Sunday, February 23, 2014

Are you a giver?

Altruism

Religion creates community, community creates altruism and altruism turns us away from self and toward the common good...” Jonathan Sacks

I attended the Key Note address at the Southern Voices Writer's conference Friday night, and was delighted to hear Ann Patchett speak about her new book, This is the Story of a Happy Marriage. What she really talked about was altruism. She began by recounting a conversation she'd had with another author as to whether we do good deeds out of compassion, or because it gives us a good feeling about ourselves—a little pat on the back. He believed that we are never purely altruistic. Well, that disturbed her, so she went to talk with a friend who is a Catholic nun. She put the question to her as to whether we do good for our own purposes, and the nun told her, “It doesn't matter! If you do something good and someone else benefits, it is okay if you get a little 'ping' off of it. It's a win-win situation.” I happen to agree.
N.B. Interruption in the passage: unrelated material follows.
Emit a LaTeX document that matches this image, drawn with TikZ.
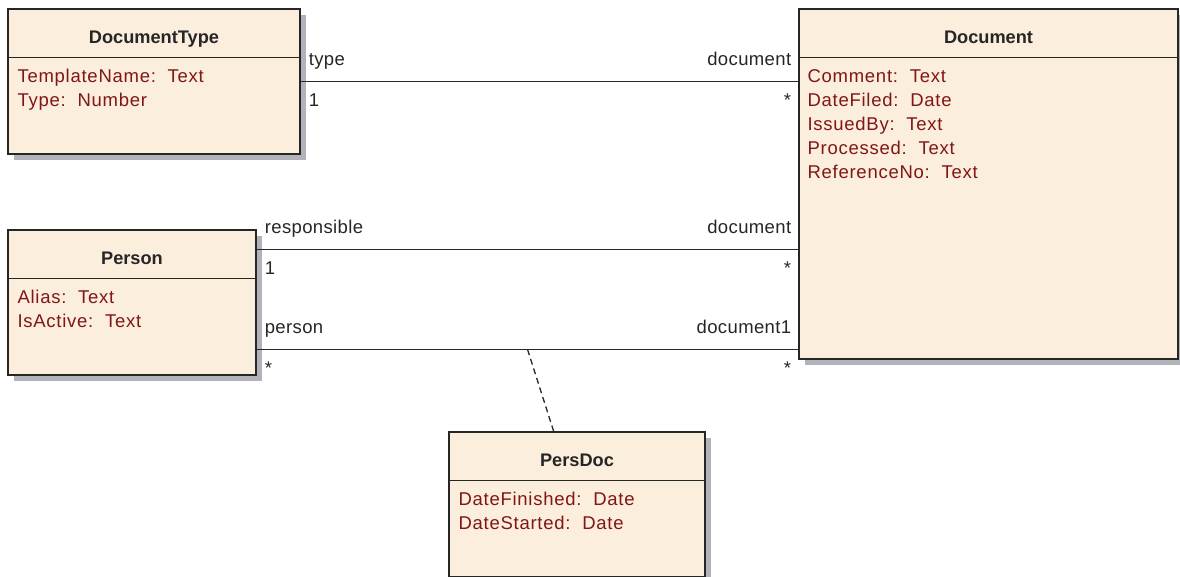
\documentclass[tikz,border=0pt]{standalone}
\usepackage{fontspec}
\setmainfont{Liberation Sans}
\newfontfamily\attrfont[LetterSpace=4]{Liberation Sans}
\newfontfamily\rolefont[LetterSpace=2]{Liberation Sans}
\usepackage{xcolor}
\usepackage{tikz}
\usetikzlibrary{calc, shadows, positioning}

\definecolor{classfill}{RGB}{251,238,221}
\definecolor{attrred}{RGB}{128,22,22}
\definecolor{shadowgray}{RGB}{178,178,186}
\definecolor{inkgray}{RGB}{38,38,38}

\newcommand{\attr}[2]{#1:\ \ #2}

\tikzset{
    classnode/.style = {draw=inkgray, line width=1.3pt, fill=classfill, rectangle, inner sep=0pt,
      drop shadow={shadow xshift=6pt, shadow yshift=-6pt, fill=shadowgray, opacity=1}},
    sepline/.style = {draw=inkgray, line width=1.3pt},
    titlenode/.style = {anchor=base, inner sep=0pt, text=inkgray,
      font=\fontsize{18.2}{22}\selectfont\bfseries},
    attrnode/.style = {anchor=base west, inner sep=0pt, text=attrred,
      font=\attrfont\fontsize{18.5}{22}\selectfont},
    rolenode/.style = {inner sep=0pt, text=inkgray, font=\rolefont\fontsize{18.5}{22}\selectfont},
    assoc/.style = {draw=inkgray, line width=1.3pt},
    assocclass/.style = {draw=inkgray, line width=1.3pt, dash pattern=on 6pt off 4pt}
}

\begin{document}
\begin{tikzpicture}[x=1pt, y=-1pt]
    \useasboundingbox (0,0) rectangle (1180,577);

    % classes
    \node [classnode, name=doctype, minimum width=292pt, minimum height=145pt] at (154,81.5) {};
    \node [classnode, name=document, minimum width=379pt, minimum height=350pt] at (988.5,184) {};
    \node [classnode, name=person, minimum width=248pt, minimum height=145pt] at (132,302.5) {};
    \node [classnode, name=persdoc, minimum width=256pt, minimum height=145pt] at (577,504.5) {};

    % header separators and names
    \foreach \c/\t in {doctype/DocumentType, document/Document, person/Person, persdoc/PersDoc} {
        \draw [sepline] ($(\c.north west)+(0,49)$) -- ($(\c.north east)+(0,49)$);
        \node [titlenode, name=\c-title] at ($(\c.north)+(0,35)$) {\t};
    }

    % attributes
    \foreach \a [count=\i] in {{\attr{TemplateName}{Text}}, {\attr{Type}{Number}}}
        \node [attrnode, name=doctype-a\i] at ($(doctype.north west)+(10,50+24*\i)$) {\a};
    \foreach \a [count=\i] in {{\attr{Comment}{Text}}, {\attr{DateFiled}{Date}}, {\attr{IssuedBy}{Text}},
        {\attr{Processed}{Text}}, {\attr{ReferenceNo}{Text}}}
        \node [attrnode, name=document-a\i] at ($(document.north west)+(9,50+24*\i)$) {\a};
    \foreach \a [count=\i] in {{\attr{Alias}{Text}}, {\attr{IsActive}{Text}}}
        \node [attrnode, name=person-a\i] at ($(person.north west)+(10,50+24*\i)$) {\a};
    \foreach \a [count=\i] in {{\attr{DateFinished}{Date}}, {\attr{DateStarted}{Date}}}
        \node [attrnode, name=persdoc-a\i] at ($(persdoc.north west)+(10,50+24*\i)$) {\a};

    % association ends on the person box
    \coordinate (resp) at ($(person.north east)+(0,20)$);
    \coordinate (pers) at ($(person.north east)+(0,120)$);

    % associations
    \draw [assoc] (doctype.east) -- (doctype.east -| document.west);
    \draw [assoc] (resp) -- (resp -| document.west);
    \draw [assoc] (pers) -- coordinate[midway] (persmid) (pers -| document.west);
    \draw [assocclass] (persmid) -- (persdoc);

    % role names and multiplicities
    \node [rolenode, anchor=base west, xshift=8pt, yshift=16pt, name=type-role] at (doctype.east) {type};
    \node [rolenode, anchor=base west, xshift=8pt, yshift=-25pt, name=type-mult] at (doctype.east) {1};
    \node [rolenode, anchor=base east, xshift=-7pt, yshift=16pt, name=doc1-role] at (doctype.east -| document.west) {document};
    \node [rolenode, anchor=base east, xshift=-7pt, yshift=-25pt, name=doc1-mult] at (doctype.east -| document.west) {*};

    \node [rolenode, anchor=base west, xshift=8pt, yshift=16pt, name=resp-role] at (resp) {responsible};
    \node [rolenode, anchor=base west, xshift=8pt, yshift=-25pt, name=resp-mult] at (resp) {1};
    \node [rolenode, anchor=base east, xshift=-7pt, yshift=16pt, name=doc2-role] at (resp -| document.west) {document};
    \node [rolenode, anchor=base east, xshift=-7pt, yshift=-25pt, name=doc2-mult] at (resp -| document.west) {*};

    \node [rolenode, anchor=base west, xshift=8pt, yshift=16pt, name=pers-role] at (pers) {person};
    \node [rolenode, anchor=base west, xshift=8pt, yshift=-25pt, name=pers-mult] at (pers) {*};
    \node [rolenode, anchor=base east, xshift=-7pt, yshift=16pt, name=doc3-role] at (pers -| document.west) {document1};
    \node [rolenode, anchor=base east, xshift=-7pt, yshift=-25pt, name=doc3-mult] at (pers -| document.west) {*};
\end{tikzpicture}
\end{document}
Altruism comes in all sorts of packages, from Mother Teresa at one extreme, to Bill Gates, to the celebrity athletes who work with kids in poverty, to you and I, who give cans of food to our local food banks. I believe that people who have achieved wealth and power stand on the shoulders of many, many others who gave them a hand up. They rarely ever get there by themselves. It is a natural instinct for most to want, at some point, to acknowledge that by helping someone else. I have a friend who just set up a scholarship fund at his alma mater in his parents names. I asked why he didn't set it up in his own name, and he responded, “They paid for my education, so it seemed only right that it be in their names.

Ayn Rand famously said, “If any civilization is to survive, it is the morality of altruism that men have to reject.” I couldn't disagree more. I think that a society is not civilized until it is deeply altruistic. Perhaps the desire to care for those who cannot care for themselves is evolved from our ancient religious traditions—leaving a certain amount of grain in the field for the poor to glean, forgiving the debts of all every seven years, not throwing the first stone. But altruism stands alone in the human psyche with or without religious underpinnings. It comes from our capacity for compassion and I, for one, hope we never reject it.